(What you are asked to do):
Restate the lines word for word, from the first line of the records through the line containing "(dc2) at (263,107)". Leave out the pictures and anything after that line.

begin Exercise material

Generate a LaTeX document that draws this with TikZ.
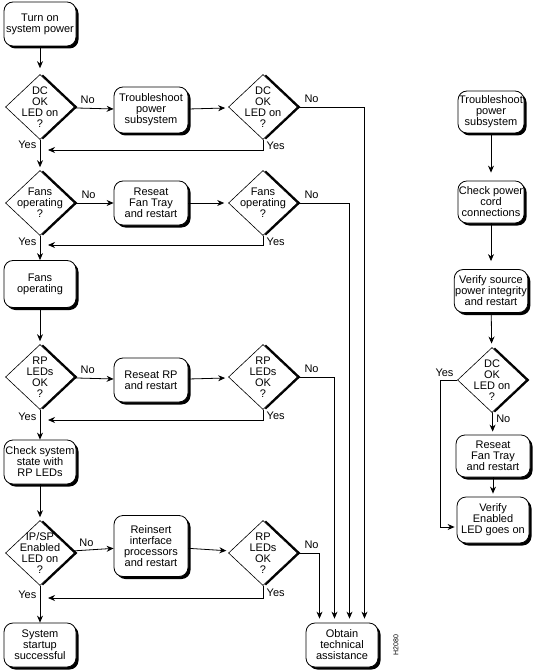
\documentclass[tikz,border=0pt]{standalone}
\usepackage{fontspec}
\setmainfont{Liberation Sans}
\usetikzlibrary{shapes.geometric, shadows, arrows.meta}

\begin{document}
\begin{tikzpicture}[x=1pt, y=-1pt,
    every node/.style={font=\fontsize{11}{11}\selectfont},
    proc/.style={draw, fill=white, rounded corners=9pt, align=center, minimum width=72pt, minimum height=44pt, inner sep=1pt, line width=0.8pt,
        drop shadow={shadow xshift=2.5pt, shadow yshift=-2.5pt, fill=black, opacity=1}},
    decision/.style={diamond, draw, fill=white, minimum width=69pt, minimum height=65pt, inner sep=0pt, line width=0.6pt,
        drop shadow={shadow xshift=3pt, shadow yshift=0pt, fill=black, opacity=1}},
    arr/.style={-{Stealth[length=7pt, width=6pt]}, line width=0.8pt},
    nolab/.style={pos=0, anchor=south west, xshift=3pt, yshift=1pt}]
    \useasboundingbox (0,0) rectangle (535,671);

    \node[proc] (turn) at (40,24) {Turn on\\system power};
    \node[decision, label={[align=center]center:DC\\OK\\LED on\\?}] (dc1) at (40,107) {};
    \node[proc, minimum width=74pt, minimum height=46pt] (trouble) at (151,110) {Troubleshoot\\power\\subsystem};
    \node[decision, label={[align=center]center:DC\\OK\\LED on\\?}] (dc2) at (263,107) {};

    \node[decision, label={[align=center]center:Fans\\operating\\?}] (fan1) at (40,203) {};
    \node[proc, minimum width=74pt] (reseat) at (151,203) {Reseat\\Fan Tray\\and restart};
    \node[decision, label={[align=center]center:Fans\\operating\\?}] (fan2) at (263,203) {};
    \node[proc, minimum height=47pt] (fans) at (40,284) {Fans\\operating};

    \node[decision, label={[align=center]center:RP\\LEDs\\OK\\?}] (rp1) at (40,377) {};
    \node[proc, minimum width=74pt] (reseatrp) at (151,380) {Reseat RP\\and restart};
    \node[decision, label={[align=center]center:RP\\LEDs\\OK\\?}] (rp2) at (263,377) {};
    \node[proc] (check) at (40,462) {Check system\\state with\\RP LEDs};

    \node[decision, label={[align=center]center:IP/SP\\Enabled\\LED on\\?}] (ipsp) at (40,553) {};
    \node[proc, minimum width=74pt, minimum height=61pt] (reinsert) at (151,546) {Reinsert\\interface\\processors\\and restart};
    \node[decision, label={[align=center]center:RP\\LEDs\\OK\\?}] (rp3) at (263,553) {};
    \node[proc] (startup) at (40,645) {System\\startup\\successful};
    \node[proc] (obtain) at (342,645) {Obtain\\technical\\assistance};
    \node[rotate=90, font=\fontsize{7}{7}\selectfont] (code) at (396,645) {H2080};

    \node[proc, minimum width=66pt, minimum height=42pt] (rtrouble) at (491,112) {Troubleshoot\\power\\subsystem};
    \node[proc, minimum width=66pt, minimum height=42pt] (cord) at (491,202) {Check power\\cord\\connections};
    \node[proc, minimum width=66pt, minimum height=43pt] (source) at (491,291) {Verify source\\power integrity\\and restart};
    \node[decision, label={[align=center]center:DC\\OK\\LED on\\?}] (dc4) at (492,380) {};
    \node[proc, minimum width=74pt, minimum height=42pt] (rreseat) at (493,456) {Reseat\\Fan Tray\\and restart};
    \node[proc, minimum width=72pt, minimum height=46pt] (enabled) at (493,520) {Verify\\Enabled\\LED goes on};

    \coordinate (j1) at (40,150);
    \coordinate (j2) at (40,245);
    \coordinate (j3) at (40,420);
    \coordinate (j4) at (40,598);

    \draw[arr, shorten >=6pt] (turn) -- (dc1);
    \draw[arr, shorten >=3pt] (dc1) -- node[pos=.17, left]{Yes} (fan1);
    \draw[arr] (fan1) -- node[pos=.25, left]{Yes} (fans);
    \draw[arr, shorten >=3pt] (fans) -- (rp1);
    \draw[arr] (rp1) -- node[pos=.25, left]{Yes} (check);
    \draw[arr, shorten >=3pt] (check) -- (ipsp);
    \draw[arr] (ipsp) -- node[pos=.25, left]{Yes} (startup);

    \draw[arr] (dc1) -- node[nolab]{No} (trouble);
    \draw[arr, shorten >=4pt] (trouble) -- (dc2);
    \draw[arr] (fan1) -- node[nolab]{No} (reseat);
    \draw[arr, shorten >=4pt] (reseat) -- (fan2);
    \draw[arr] (rp1) -- node[nolab]{No} (reseatrp);
    \draw[arr, shorten >=4pt] (reseatrp) -- (rp2);
    \draw[arr] (ipsp) -- node[nolab]{No} (reinsert);
    \draw[arr, shorten >=4pt] (reinsert) -- (rp3);

    \draw[arr, shorten >=8pt] (dc2.south) |- node[pos=.3, right]{Yes} (j1);
    \draw[arr, shorten >=8pt] (fan2.south) |- node[pos=.3, right]{Yes} (j2);
    \draw[arr, shorten >=8pt] (rp2.south) |- node[pos=.3, right]{Yes} (j3);
    \draw[arr, shorten >=8pt] (rp3.south) |- node[pos=.3, right]{Yes} (j4);

    \draw[arr, shorten >=4pt] (dc2.east) -| node[nolab]{No} ([xshift=22.5pt]obtain.north);
    \draw[arr, shorten >=4pt] (fan2.east) -| node[nolab]{No} ([xshift=7.5pt]obtain.north);
    \draw[arr, shorten >=4pt] (rp2.east) -| node[nolab]{No} ([xshift=-7.5pt]obtain.north);
    \draw[arr, shorten >=4pt] (rp3.east) -| node[nolab]{No} ([xshift=-22.5pt]obtain.north);

    \draw[arr, shorten >=8pt] (rtrouble) -- (cord);
    \draw[arr, shorten >=8pt] (cord) -- (source);
    \draw[arr, shorten >=4pt] (source) -- (dc4);
    \draw[arr, shorten >=3pt] (dc4) -- node[pos=.3, right]{No} (rreseat);
    \draw[arr, shorten >=3pt] (rreseat) -- (enabled);
    \draw[arr, shorten >=2pt] (dc4.west) -- node[pos=0, anchor=south east]{Yes} ++(-17,0) |- ([yshift=-7pt]enabled.west);
\end{tikzpicture}
\end{document}
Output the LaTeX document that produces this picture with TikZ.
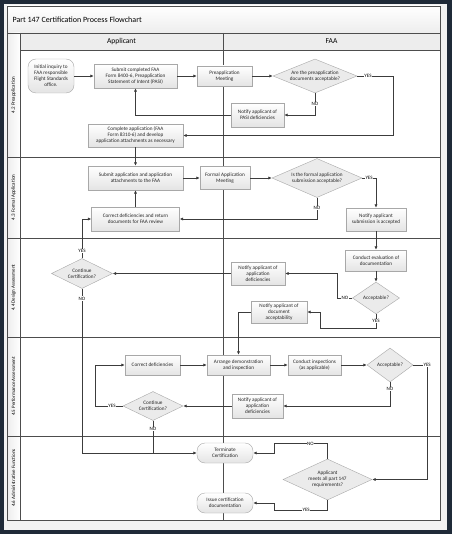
\documentclass[tikz,border=0pt]{standalone}
\usepackage{fontspec}
\setmainfont{Carlito}
\usetikzlibrary{shapes.geometric,arrows.meta}

\definecolor{bgdark}{HTML}{1F2A38}
\definecolor{panel}{HTML}{F2F2F2}
\definecolor{frameline}{HTML}{4D4D4D}
\definecolor{hdrfill}{HTML}{EDEDED}
\definecolor{boxline}{HTML}{A8A8A8}
\definecolor{boxfill}{HTML}{E4E4E4}
\definecolor{decfill}{HTML}{EBEBEB}
\definecolor{flowline}{HTML}{3C3C3C}

\tikzset{
  txt/.style={font=\fontsize{5.2}{6}\selectfont, text=black!85},
  box/.style={txt, draw=boxline, top color=white, bottom color=boxfill, align=center, inner sep=1pt},
  rbox/.style={box, rounded corners=8pt},
  dec/.style={txt, diamond, draw=boxline, fill=decfill, align=center, inner sep=0pt},
  lbl/.style={font=\fontsize{5}{5.5}\selectfont, fill=white, inner sep=0.5pt},
  flow/.style={draw=flowline, line width=0.85pt, -{Latex[length=3.5pt,width=3.2pt]}},
  lane/.style={draw=frameline, line width=0.7pt}
}

\begin{document}
\begin{tikzpicture}[x=1pt,y=-1pt]
\useasboundingbox (0,0) rectangle (452,534);
\fill[bgdark] (0,0) rectangle (452,534);
\fill[panel] (4,4) rectangle (447,530);

\begin{scope}[lane]
    \filldraw[fill=white] (7,6) rectangle (440,520);
    \shade[top color=white, bottom color=hdrfill] (7,6) rectangle (440,33);
    \fill[hdrfill] (20,33) rectangle (440,50);
    \shade[left color=hdrfill, right color=white] (7,33) rectangle (20,520);
    \draw (7,6) rectangle (440,520);
    \draw (7,33) -- (440,33);
    \draw (20,50) -- (440,50);
    \draw (20,33) -- (20,520);
    \draw (223,33) -- (223,520);
    \foreach \y in {157,238,337,436}
        \draw (7,\y) -- (440,\y);
\end{scope}

\node[anchor=west, font=\fontsize{8}{9}\selectfont] (title) at (9,20) {Part 147 Certification Process Flowchart};
\node[font=\fontsize{7.5}{8}\selectfont] (happ) at (121.5,41.5) {Applicant};
\node[font=\fontsize{7.5}{8}\selectfont] (hfaa) at (331.5,41.5) {FAA};

\foreach \y/\t [count=\i] in {95/4.2 Preapplication, 197.5/4.3 Formal Application, 287.5/4.4 Design Assessment, 386.5/4.5 Performance Assessment, 478/4.6 Administrative Functions}
    \node[rotate=90, font=\fontsize{5}{5.5}\selectfont] (lane\i) at (13.5,\y) {\t};

\begin{scope}[every node/.style={box}]
    \node[rbox, minimum width=46, minimum height=34] (inq) at (51,76) {Initial inquiry to\\FAA responsible\\Flight Standards\\office.};
    \node[minimum width=83, minimum height=24] (pasi) at (135.5,76) {Submit completed FAA\\Form 8400-6, Preapplication\\Statement of Intent (PASI)};
    \node[minimum width=55, minimum height=20] (pmeet) at (224.5,76) {Preapplication\\Meeting};
    \node[minimum width=53, minimum height=24] (ntpasi) at (257.5,115) {Notify applicant of\\PASI deficiencies};
    \node[minimum width=95, minimum height=23] (compl) at (135.5,135.5) {Complete application (FAA\\Form 8310-6) and develop\\application attachments as necessary};

    \node[minimum width=95, minimum height=24] (subm) at (135.5,178) {Submit application and application\\attachments to the FAA};
    \node[minimum width=50, minimum height=23] (fmeet) at (225,178) {Formal Application\\Meeting};
    \node[minimum width=60, minimum height=23] (ntacc) at (376,219.5) {Notify applicant\\submission is accepted};
    \node[minimum width=88, minimum height=24] (corr) at (135.5,219) {Correct deficiencies and return\\documents for FAA review};

    \node[minimum width=61, minimum height=21] (eval) at (376,260.5) {Conduct evaluation of\\documentation};
    \node[minimum width=54, minimum height=23] (ntdef) at (258,273.5) {Notify applicant of\\application\\deficiencies};
    \node[minimum width=56, minimum height=22] (ntdoc) at (279,312) {Notify applicant of\\document\\acceptability};

    \node[minimum width=55, minimum height=20] (corrb) at (152.5,365) {Correct deficiencies};
    \node[minimum width=63, minimum height=20] (arr) at (238.5,365) {Arrange demonstration\\and inspection};
    \node[minimum width=53, minimum height=20] (insp) at (314.5,365) {Conduct inspections\\(as applicable)};
    \node[minimum width=51, minimum height=24] (ntdefb) at (257.5,406) {Notify applicant of\\application\\deficiencies};

    \node[rbox, minimum width=56, minimum height=20] (term) at (225,453) {Terminate\\Certification};
    \node[rbox, minimum width=56, minimum height=20] (issue) at (225,503) {Issue certification\\documentation};
\end{scope}

\begin{scope}[every node/.style={dec}]
    \node[aspect=2.5, minimum width=84, minimum height=34] (dpre) at (315,76) {Are the preapplication\\documents acceptable?};
    \node[aspect=2.3, minimum width=90, minimum height=39] (dformal) at (317,178) {Is the formal application\\submission acceptable?};
    \node[aspect=1.5, minimum width=47, minimum height=32] (dacc) at (376,298) {Acceptable?};
    \node[aspect=2, minimum width=61, minimum height=30] (conta) at (82,273.5) {Continue\\Certification?};
    \node[aspect=1.35, minimum width=46, minimum height=34] (daccb) at (390,365) {Acceptable?};
    \node[aspect=2, minimum width=60, minimum height=29] (contb) at (153,406) {Continue\\Certification?};
    \node[aspect=2.2, minimum width=89, minimum height=41] (dmeet) at (327.5,479.5) {Applicant\\meets all part 147\\requirements?};
\end{scope}

\begin{scope}[flow]
    \path (inq) edge (pasi);
    \path (pasi) edge (pmeet);
    \path (pmeet) edge (dpre);
    \draw (dpre.east) -- node[lbl, pos=0.3] {YES} ++(36,0) |- (compl.east);
    \draw (dpre.south) |- node[lbl, pos=0.25] {NO} (ntpasi.east);
    \draw (ntpasi.west) -| (pasi.south);
    \path (compl) edge (subm);

    \path (subm) edge (fmeet);
    \path (fmeet) edge (dformal);
    \draw (dformal.east) -| node[lbl, pos=0.25] {YES} (ntacc.north);
    \draw (dformal.south) |- node[lbl, pos=0.25] {NO} (corr.east);
    \path (corr) edge (subm);

    \path (ntacc) edge (eval);
    \path (eval) edge (dacc);
    \draw (dacc.west) -- node[lbl] {NO} ++(-15,0) |- (ntdef.east);
    \path (ntdef.west) edge (conta.east);
    \draw (conta.north) |- node[lbl, pos=0.09] {YES} (corr.west);
    \draw (conta.south) |- node[lbl, pos=0.03] {NO} (term.west);
    \draw (dacc.south) -- node[lbl] {YES} ++(0,14) -| ([xshift=13pt]ntdoc.east) -- (ntdoc.east);
    \draw (ntdoc.west) -| (arr.north);

    \path (corrb) edge (arr);
    \path (arr) edge (insp);
    \path (insp) edge (daccb);
    \draw (daccb.east) -- ++(14,0) node[lbl] {YES} |- (dmeet.east);
    \draw (daccb.south) |- node[lbl, pos=0.15] {NO} (ntdefb.east);
    \path (ntdefb.west) edge (contb.east);
    \draw (contb.west) -- node[lbl, pos=0.4] {YES} ++(-27,0) |- (corrb.west);
    \draw[-] (contb.south) -- node[lbl, pos=0.25] {NO} (contb.south |- term.west);

    \draw (dmeet.north) -- ++(0,-15) -| node[lbl, pos=0.16] {NO} ([xshift=21pt]term.east) -- (term.east);
    \draw (dmeet.south) -- ++(0,10) -| node[lbl, pos=0.2] {YES} ([xshift=21pt]issue.east) -- (issue.east);
\end{scope}

\end{tikzpicture}
\end{document}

end Exercise material

(Solved exercise):
Generate a LaTeX document that draws this with TikZ.
\documentclass[tikz,border=0pt]{standalone}
\usepackage{fontspec}
\setmainfont{Liberation Sans}
\usetikzlibrary{shapes.geometric, shadows, arrows.meta}

\begin{document}
\begin{tikzpicture}[x=1pt, y=-1pt,
    every node/.style={font=\fontsize{11}{11}\selectfont},
    proc/.style={draw, fill=white, rounded corners=9pt, align=center, minimum width=72pt, minimum height=44pt, inner sep=1pt, line width=0.8pt,
        drop shadow={shadow xshift=2.5pt, shadow yshift=-2.5pt, fill=black, opacity=1}},
    decision/.style={diamond, draw, fill=white, minimum width=69pt, minimum height=65pt, inner sep=0pt, line width=0.6pt,
        drop shadow={shadow xshift=3pt, shadow yshift=0pt, fill=black, opacity=1}},
    arr/.style={-{Stealth[length=7pt, width=6pt]}, line width=0.8pt},
    nolab/.style={pos=0, anchor=south west, xshift=3pt, yshift=1pt}]
    \useasboundingbox (0,0) rectangle (535,671);

    \node[proc] (turn) at (40,24) {Turn on\\system power};
    \node[decision, label={[align=center]center:DC\\OK\\LED on\\?}] (dc1) at (40,107) {};
    \node[proc, minimum width=74pt, minimum height=46pt] (trouble) at (151,110) {Troubleshoot\\power\\subsystem};
    \node[decision, label={[align=center]center:DC\\OK\\LED on\\?}] (dc2) at (263,107) {};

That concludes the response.